Unjust police actions impact the authority of every sworn officer and hurt the reputation of every law enforcement agency. This is why it is vital for law enforcement representatives to speak out against the bad apples anywhere in the justice system — not unlike how it is done in the medical field.
As a law enforcement officer, my fundamental duty is to serve mankind — to safeguard lives and property, to protect the innocent against deception, the weak against oppression or intimidation, and the peaceful against violence or disorder, and to respect the Constitutional rights of all men to liberty, equality, and justice.
But the claim that “systemic” racism permeates law enforcement agencies strikes me as false. What correlates most to police shootings and arrests is the crime rate, not race. There are an estimated 375 million annual U.S. police interactions with citizens — in 2019, 999 ended in shooting fatalities by police (0.0003%), and 14 were unarmed blacks (0.000004%).
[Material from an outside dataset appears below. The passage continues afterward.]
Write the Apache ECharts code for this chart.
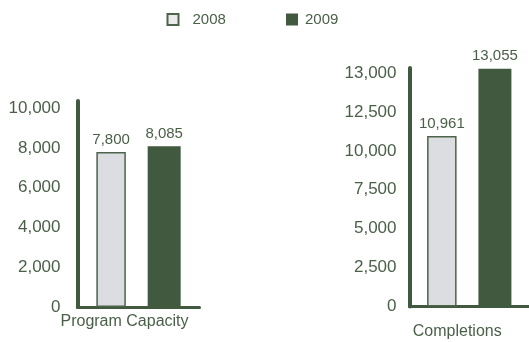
<!DOCTYPE html>
<html>
<head>
<meta charset="utf-8">
<script src="https://cdn.jsdelivr.net/npm/echarts@6/dist/echarts.min.js"></script>
<style>
html,body{margin:0;padding:0;background:#fff;}
#chart{width:529px;height:342px;}
</style>
</head>
<body>
<div id="chart"></div>
<script>
// ---- data ----
const categories = ['Program Capacity', 'Completions'];
const seriesNames = ['2008', '2009'];
const values2008 = [7800, 10961];
const values2009 = [8085, 13055];
// left panel ticks (linear)
const leftTickInterval = 2000;
const leftTickMax = 10000;
// right panel ticks (evenly spaced labels, uneven values)
const rightTickValues = [0, 2500, 5000, 7500, 10000, 12500, 13000];
const rightTickLabels = ['0', '2,500', '5,000', '7,500', '10,000', '12,500', '13,000'];

// map a value onto the right panel's evenly spaced tick positions
function toRightIndex(v) {
  const t = rightTickValues;
  for (let i = 1; i < t.length; i++) {
    if (v <= t[i]) return (i - 1) + (v - t[i - 1]) / (t[i] - t[i - 1]);
  }
  const n = t.length - 1;
  return n + (v - t[n]) / (t[n] - t[n - 1]);
}

const fmt = v => v.toLocaleString('en-US');
const DARK = '#41593f';
const LIGHT = '#dcdde1';
const TXT = '#4a5f48';
const FONT = '"Liberation Sans", Arial, sans-serif';

const chart = echarts.init(document.getElementById('chart'));

const labelStyle = (vals) => ({
  show: true, position: 'top', distance: 5,
  color: TXT, fontSize: 15, fontFamily: FONT,
  formatter: p => fmt(vals[p.dataIndex])
});

chart.setOption({
  animation: false,
  textStyle: { fontFamily: FONT },
  legend: [
    {
      data: [{ name: seriesNames[0], itemStyle: { color: '#ebebeb', borderColor: '#4d634b', borderWidth: 2 } }],
      left: 161.5, top: 7, itemWidth: 11, itemHeight: 11,
      icon: 'rect', selectedMode: false,
      textStyle: { color: TXT, fontSize: 15, fontFamily: FONT, padding: [0, 0, 0, 9] }
    },
    {
      data: [{ name: seriesNames[1] }],
      left: 281, top: 7, itemWidth: 12, itemHeight: 12,
      icon: 'rect', selectedMode: false,
      textStyle: { color: TXT, fontSize: 15, fontFamily: FONT, padding: [0, 0, 0, 2] }
    }
  ],
  grid: [
    { left: 77.5, width: 122, top: 101, bottom: 35 },
    { left: 409.5, right: -6, top: 68, bottom: 35.5 }
  ],
  xAxis: [
    {
      type: 'category', gridIndex: 0, data: [categories[0]],
      axisLine: { lineStyle: { color: DARK, width: 3 } },
      axisTick: { show: false },
      axisLabel: { color: TXT, fontSize: 16, fontFamily: FONT, margin: 7, padding: [0, 28, 0, 0] }
    },
    {
      type: 'category', gridIndex: 1, data: [categories[1]],
      axisLine: { lineStyle: { color: DARK, width: 3 } },
      axisTick: { show: false },
      axisLabel: { color: TXT, fontSize: 16, fontFamily: FONT, margin: 17, padding: [0, 24, 0, 0] }
    }
  ],
  yAxis: [
    {
      type: 'value', gridIndex: 0, min: 0, max: 10366, interval: leftTickInterval,
      axisLine: { show: true, lineStyle: { color: DARK, width: 4 } },
      axisTick: { show: false },
      splitLine: { show: false },
      axisLabel: {
        color: TXT, fontSize: 17, fontFamily: FONT, margin: 17, showMaxLabel: false,
        formatter: v => (v <= leftTickMax ? fmt(v) : '')
      }
    },
    {
      type: 'value', gridIndex: 1, min: 0, max: 6.13, interval: 1,
      axisLine: { show: true, lineStyle: { color: DARK, width: 4 } },
      axisTick: { show: false },
      splitLine: { show: false },
      axisLabel: {
        color: TXT, fontSize: 17, fontFamily: FONT, margin: 13, showMaxLabel: false,
        formatter: v => (Number.isInteger(v) && rightTickLabels[v] !== undefined ? rightTickLabels[v] : '')
      }
    }
  ],
  series: [
    {
      name: seriesNames[0], type: 'bar', xAxisIndex: 0, yAxisIndex: 0,
      data: [values2008[0]], barWidth: 29.5, barGap: '74%',
      itemStyle: { color: LIGHT, borderColor: '#4d634b', borderWidth: 1.5 },
      label: labelStyle([values2008[0]])
    },
    {
      name: seriesNames[1], type: 'bar', xAxisIndex: 0, yAxisIndex: 0,
      data: [values2009[0]], barWidth: 33,
      itemStyle: { color: DARK },
      label: labelStyle([values2009[0]])
    },
    {
      name: seriesNames[0], type: 'bar', xAxisIndex: 1, yAxisIndex: 1,
      data: [toRightIndex(values2008[1])], barWidth: 29.5, barGap: '74%',
      itemStyle: { color: LIGHT, borderColor: '#4d634b', borderWidth: 1.5 },
      label: labelStyle([values2008[1]])
    },
    {
      name: seriesNames[1], type: 'bar', xAxisIndex: 1, yAxisIndex: 1,
      data: [toRightIndex(values2009[1])], barWidth: 33,
      itemStyle: { color: DARK },
      label: labelStyle([values2009[1]])
    }
  ]
});
</script>
</body>
</html>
Only one of those shootings was not attempting to resist or evade arrest (0.0000003%). (Source: Washington Post.) The Black Lives Matter movement chooses to ignore these facts and prefers to call attention to questionable police tactics and to ascribe racial motivations to much of law enforcement. Tactical units from my sheriff’s department have recently been called out only to discover that there were cameras set up on scene just to “catch” officers doing something inappropriate.
The Black Live Matter movement is really two disparate groups. One identifies with the idea that black people have been unfairly treated and discriminated against in society. These BLM-supporters often wear the T-shirts, carry the signs, chant the slogans, and demand political and economic change. These supporters are not part of the second group. That is a formal organization that maintains a website with revolutionary goals, large amounts of money, and radical leadership.
The first group of adherents to the BLM message is larger and likely not aware of the radical organization whose water its members carry. The second group is smaller and more disciplined and raises some fundamental issues that need close examination. I refer to the first group as “BLM Supporters” and the second group as “BLM Activists.”
The BLM movement was founded in 2013 following the death of Trayvon Martin. As the original movement grew, it failed to pay attention to factors that have caused many of the race-related problems the country has confronted. The destruction of the black nuclear family and missing black fathers, for instance, are arguably the single most detrimental societal change America has witnessed over the past 100 years. Out-of-wedlock births are a corollary. Worse, these changes have too often been incentivized by government policies.
Every weekend in major inner-city neighborhoods, the death toll from black-on-black murders is staggering. Black lives do not seem to matter to the BLM organization under these circumstances. The young perpetrators are more often than not from fatherless homes. Not only are BLM activists silent on this issue, but they say on their website: “We disrupt the Western-prescribed nuclear family structure requirement[.]”
Hanging on the wall in the Orange County sheriff’s training academy is a quote from Dr. Martin Luther King, Jr. I make a mental note to read it every time I am at the academy: “Injustice anywhere is a threat to justice everywhere.” MLK taught us that we should judge others not on the color of their skin, but on the content of their character. BLM activists say something different: “We work vigorously for freedom and justice for Black people[.]” In law enforcement, we are sworn to protect freedom and justice for all people equally.
Sometimes law enforcement tragically misses the mark (as do all professions), but we shouldn’t destroy or defund the whole law enforcement structure because of a few rogue incidents. We should deal with them. Bad cops should be fired just as bad teachers should be removed. Nobody hates bad cops more than good cops.
Lady Justice is always portrayed with a blindfold. The symbol stands for the idea that justice — from cop to court — is applied without regard to wealth, power, or status. Should we raise the blindfold in certain instances so she can peek out with an eye toward taking better care of black Americans? BLM Activists, I suspect, would say yes.
There is another critical factor that differentiates BLM Activists from BLM Supporters. The co-founders of the BLM movement are unapologetically Marxist — followers of Karl Marx, the revolutionary German philosopher who died in 1883 and whose ideas have inspired the governments of all the communist regimes. BLM co-founder Patrisse Cullors explicitly said that she and fellow BLM co-founder Alicia Garza are “trained Marxists.” On the BLM website, they state: “Our members organize and build local power to intervene in violence inflicted on Black communities by the state and vigilantes.”
The Los Angeles Chapter of BLM held a rally on June 23, 2020. Their message: “We are demanding that the School Board vote … to defund school police by 90% over the next three years.” This theme seems to resonate throughout the BLM movement and is often endorsed by many political leaders on the left.
It is time we no longer embrace the well meaning slogans of the BLM Supporters or the radical agenda of the BLM Activists. Rather, we must vigorously embrace and stand for the American way of life, characterized by a colorblind society, adherence to the tenets of the U.S. Constitution, and a return to traditional American family values.
Thomas Jefferson is credited with saying, “Eternal vigilance is the price of liberty.” We are now called upon to end our silence. We must be vigilant — or we may very well lose the country the vast majority of us of all faiths and colors and creeds love.